The best-selling author of “Woman of Light” and “Sabrina & Corina: Stories” shares how she subverts expectations (in real life and on the page!), the necessity of complicating racial hierarchy, and her commitment to writing Latinas back into the stories of the American West.

Follow Kali on Instagram @kalimaja. If you loved this episode, listen to How Claudia Forestieri Made the Pivot from Journalism to Scripted Television and Erika Sánchez is Finding Meaning in the Hurt

Episode Transcription

Alicia Menendez: If you tell Kali Fajardo-Anstine what she can and cannot do, she will prove you wrong time and time again. When high school teacher told her school would never be for her, Kali dropped out, earned her GED, college degree, and then an MFA. When others told her readers didn't want short stories. Her book of stories, Sabrina and Karina became a National Book Award finalist. When publishers told her they didn't understand why her Latina characters didn't speak Spanish, she stood firm in her desire to tell a true and unflinching story about her people. Now that work, "Woman of Light," a story that spans five generations of an indigenous Chicano family in the American West is a national best seller.

Menendez: Kali, thank you so much for being here.

Kali Fajardo-Anstine:

Hi, Alicia. Thank you so much for having me.

Menendez: I noticed that all of your bios say you were born in Denver and you are the second oldest of seven children. I feel like the fact that it has remained in your bio, even as your career has progressed means that you feel it says something important about you. What is that?

Fajardo-Anstine: I want people to know exactly where I come from because I think there's a lot of confusion that Latinos can come from Denver, that we can be born and raised there. It's really important to my identity and my worldview that I come from a large family of seven siblings and that I'm one of the older ones in that group of siblings. Growing up, I did not see a lot of representation about Chicanos from Colorado, and I especially did not see representation of big families in the media, and that also made me feel very alone and isolated.

Menendez: Kali, you struggled with depression when you were young and there is an exchange in woman of light that to me captures some of that feeling so well where you have loose saying, "I'm not a child, I hate it here," and everyone thinks by here, she means here this place, and she comes back with, "I mean, here inside myself in this life." When in your life have you felt most that way?
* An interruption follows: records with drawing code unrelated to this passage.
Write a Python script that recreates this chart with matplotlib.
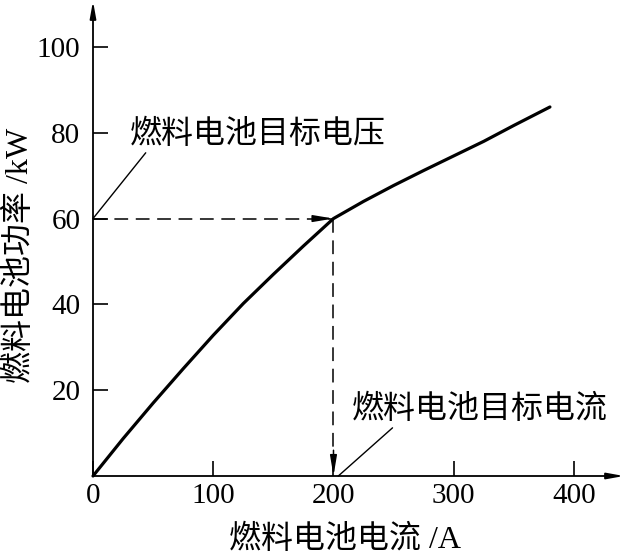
import matplotlib
matplotlib.use("Agg")
import matplotlib.pyplot as plt

# ── Data ────────────────────────────────────────────────────────────────────
current = [0, 25, 50, 75, 100, 125, 150, 175, 200,
           225, 250, 275, 300, 325, 350, 380]                     # A
power = [0, 8.7, 17, 25, 32.8, 40.2, 47, 53.6, 60,
         64, 67.7, 71.2, 74.6, 78, 81.7, 86]                      # kW
target_current = 200
target_power = 60
x_ticks = [0, 100, 200, 300, 400]
y_ticks = [20, 40, 60, 80, 100]

FONT = ["Liberation Serif", "Noto Sans CJK SC", "DejaVu Sans"]
plt.rcParams["font.family"] = FONT

W, H = 626, 556
fig = plt.figure(figsize=(W / 100, H / 100), dpi=100)
# axes box in pixels: left 93, bottom 80, width 531, height 475
ax = fig.add_axes([93 / W, 80 / H, 531 / W, 475 / H])
ax.set_xlim(0, 441.6)
ax.set_ylim(0, 110.7)

for side in ["top", "right", "left", "bottom"]:
    ax.spines[side].set_visible(False)

# axes drawn as arrows
arrow_kw = dict(arrowstyle="-|>,head_length=1.0,head_width=0.18",
                color="black", lw=1.3, shrinkA=0, shrinkB=0)
ax.annotate("", xy=(1, 0), xytext=(0, 0), xycoords="axes fraction",
            arrowprops=arrow_kw, annotation_clip=False)
ax.annotate("", xy=(0, 1), xytext=(0, 0), xycoords="axes fraction",
            arrowprops=arrow_kw, annotation_clip=False)

ax.set_xticks(x_ticks)
ax.set_yticks(y_ticks)
ax.tick_params(axis="both", direction="in", length=11, width=1.2,
               labelsize=21, colors="black")
ax.tick_params(axis="y", pad=9)
ax.tick_params(axis="x", pad=5)

# power curve
ax.plot(current, power, color="black", lw=2.3, solid_capstyle="round",
        solid_joinstyle="round", clip_on=False)

# dashed guides to the operating point
ax.plot([0, target_current], [target_power, target_power], color="black",
        lw=1.1, dashes=(9, 5))
ax.plot([target_current, target_current], [target_power, 0], color="black",
        lw=1.1, dashes=(9, 5))
head_kw = dict(arrowstyle="-|>,head_length=1.2,head_width=0.2",
               color="black", lw=1.1, shrinkA=0, shrinkB=0)
ax.annotate("", xy=(target_current, target_power),
            xytext=(target_current - 12, target_power), arrowprops=head_kw)
ax.annotate("", xy=(target_current, 0),
            xytext=(target_current, 6), arrowprops=head_kw,
            annotation_clip=False)

# callouts
leader = dict(arrowstyle="-", color="black", lw=1.0, shrinkA=0, shrinkB=0)
ax.annotate("燃料电池目标电压", xy=(0, target_power), xytext=(30.8, 79.5),
            va="center", ha="left", fontsize=23,
            arrowprops=dict(leader, relpos=(0.07, 0.0)),
            annotation_clip=False)
ax.annotate("燃料电池目标电流", xy=(target_current + 4, 0),
            xytext=(215.5, 15.4), va="center", ha="left", fontsize=23,
            arrowprops=dict(leader, relpos=(0.17, 0.0)),
            annotation_clip=False)

# axis titles
fig.text(345 / W, 1 - 540 / H, "燃料电池电流 /A", ha="center", va="center",
         fontsize=23)
fig.text(20 / W, 1 - 255 / H, "燃料电池功率 /kW", ha="center", va="center",
         rotation=90, fontsize=23)

fig.savefig("out.png", dpi=100)
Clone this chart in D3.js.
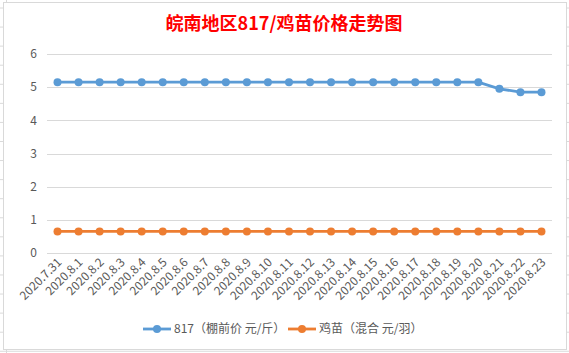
<!DOCTYPE html>
<html>
<head>
<meta charset="utf-8">
<script src="https://cdn.jsdelivr.net/npm/d3@7"></script>
<style>
  body { margin: 0; background: #fff; }
  text { font-family: "Noto Sans CJK SC", "Noto Sans", sans-serif; }
</style>
</head>
<body>
<svg id="chart" width="569" height="353"></svg>
<script>
// data
const dates = ["2020.7.31", "2020.8.1", "2020.8.2", "2020.8.3", "2020.8.4", "2020.8.5",
  "2020.8.6", "2020.8.7", "2020.8.8", "2020.8.9", "2020.8.10", "2020.8.11", "2020.8.12",
  "2020.8.13", "2020.8.14", "2020.8.15", "2020.8.16", "2020.8.17", "2020.8.18",
  "2020.8.19", "2020.8.20", "2020.8.21", "2020.8.22", "2020.8.23"];
const price817 = [5.15, 5.15, 5.15, 5.15, 5.15, 5.15, 5.15, 5.15, 5.15, 5.15, 5.15, 5.15,
  5.15, 5.15, 5.15, 5.15, 5.15, 5.15, 5.15, 5.15, 5.15, 4.95, 4.85, 4.85];
const chickPrice = [0.65, 0.65, 0.65, 0.65, 0.65, 0.65, 0.65, 0.65, 0.65, 0.65, 0.65, 0.65,
  0.65, 0.65, 0.65, 0.65, 0.65, 0.65, 0.65, 0.65, 0.65, 0.65, 0.65, 0.65];
const yTicks = [0, 1, 2, 3, 4, 5, 6];
const seriesNames = ["817（棚前价 元/斤）", "鸡苗（混合 元/羽）"];
const colors = ["#5b9bd5", "#ed7d31"];

const svg = d3.select("#chart");

// spreadsheet behind the chart
const rows = d3.range(8, 353, 19.07);
svg.selectAll("line.row").data(rows).join("line")
    .attr("x1", 0).attr("x2", 569)
    .attr("y1", d => d).attr("y2", d => d)
    .attr("stroke", "#dadada");
svg.append("line").attr("x1", 6.5).attr("x2", 6.5).attr("y1", 0).attr("y2", 353).attr("stroke", "#dadada");

// chart area
svg.append("rect")
    .attr("x", 3.5).attr("y", 2.5)
    .attr("width", 563).attr("height", 347)
    .attr("fill", "#fff")
    .attr("stroke", "#d9d9d9");

const margin = { top: 54, left: 47 },
    width = 505,
    height = 199;

const g = svg.append("g").attr("transform", `translate(${margin.left},${margin.top})`);

const x = d3.scaleBand().domain(dates).range([0, width]);
const y = d3.scaleLinear().domain([0, 6]).range([height, 0]);

// gridlines
g.selectAll("line.grid").data(yTicks).join("line")
    .attr("x1", 0).attr("x2", width)
    .attr("y1", d => Math.round(y(d)) + 0.5).attr("y2", d => Math.round(y(d)) + 0.5)
    .attr("stroke", "#d9d9d9");

// y labels
g.selectAll("text.ylab").data(yTicks).join("text")
    .attr("x", -10).attr("y", d => y(d))
    .attr("dy", "0.35em")
    .attr("text-anchor", "end")
    .attr("font-size", 12)
    .attr("fill", "#595959")
    .text(d => d);

// x labels
g.selectAll("text.xlab").data(dates).join("text")
    .attr("text-anchor", "end")
    .attr("font-size", 12)
    .attr("fill", "#595959")
    .attr("transform", d => `translate(${x(d) + x.bandwidth() / 2 + 5},${height + 10}) rotate(-45)`)
    .text(d => d);

// series
const line = d3.line().x((d, i) => x(dates[i]) + x.bandwidth() / 2).y(d => y(d));
[price817, chickPrice].forEach((vals, k) => {
    g.append("path").datum(vals)
        .attr("d", line)
        .attr("fill", "none")
        .attr("stroke", colors[k])
        .attr("stroke-width", 2.8);
    g.selectAll(null).data(vals).join("circle")
        .attr("cx", (d, i) => x(dates[i]) + x.bandwidth() / 2)
        .attr("cy", d => y(d))
        .attr("r", 4)
        .attr("fill", colors[k]);
});

// title
svg.append("text")
    .attr("x", 284).attr("y", 30)
    .attr("text-anchor", "middle")
    .attr("font-size", 18)
    .attr("font-weight", "bold")
    .attr("fill", "#ff0000")
    .text("皖南地区817/鸡苗价格走势图");

// legend
const legendX = [143, 288];
seriesNames.forEach((name, k) => {
    const lg = svg.append("g").attr("transform", `translate(${legendX[k]},329)`);
    lg.append("line").attr("x1", 0).attr("x2", 28).attr("y1", 0).attr("y2", 0)
        .attr("stroke", colors[k]).attr("stroke-width", 2.8);
    lg.append("circle").attr("cx", 14).attr("cy", 0).attr("r", 4).attr("fill", colors[k]);
    lg.append("text").attr("x", 31).attr("y", 0).attr("dy", "0.35em")
        .attr("font-size", 12).attr("fill", "#595959").text(name);
});
</script>
</body>
</html>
Fajardo-Anstine: Definitely when I was a teenager. My depression really was the defining characteristic of my adolescence. In some ways I felt addicted to my sadness because it was the default mode of existence. I rarely went to school. I would ditch all the time. I would go to the library and get books and then I would go off alone at a park and I would read. But I really struggled with feeling low energy. I was often very lethargic. I was trapped in my body, in my community, in the place where I was from, and I had a negative outlook on my self-esteem. Through the act of writing, that's when I really began taking fiction seriously was when I was a teenager. I remember feeling a lot more powerful, and at the end of a writing session I could look down at the page or at the journal and I would see just pages and pages of my own handwriting, and it was like having this proof of my existence and of my space in the world. Early on, writing became the counter to my depression.

Menendez: You're going through all of this and you have a teacher who says, "You're never going to make it in school," which is wild to me that an educator would say that to any student, but for you it makes the decision for you.

Fajardo-Anstine: Yeah, that was one of the hardest moments in my life, and we have these memories that are burned into our existence. You'll never be able to forget that. And the day that my English teacher told me to drop out of high school, it's such a flash memory, I can close my eyes and I can see her holding the paper I wrote on Flannery O'Connor, waving it around in the hallway saying, "You might be a pretty good writer someday, but you're never going to be cut out for school, and giving up on me."

Fajardo-Anstine: And because I was dealing with my depression, with my mental health struggles and I'm also stubborn, and I think my stubbornness comes from being one of seven children, it comes from really having to stake a claim in that family. But because I'm so stubborn, I took her up on that. I said, "Well, I will drop out." And I went home and I dropped out that day, but it wasn't like a, "I'm going to quit dropout." It was a challenge that I was going to prove to this person and to myself that just because the traditional school system had failed me, I was not going to allow myself to be a failure.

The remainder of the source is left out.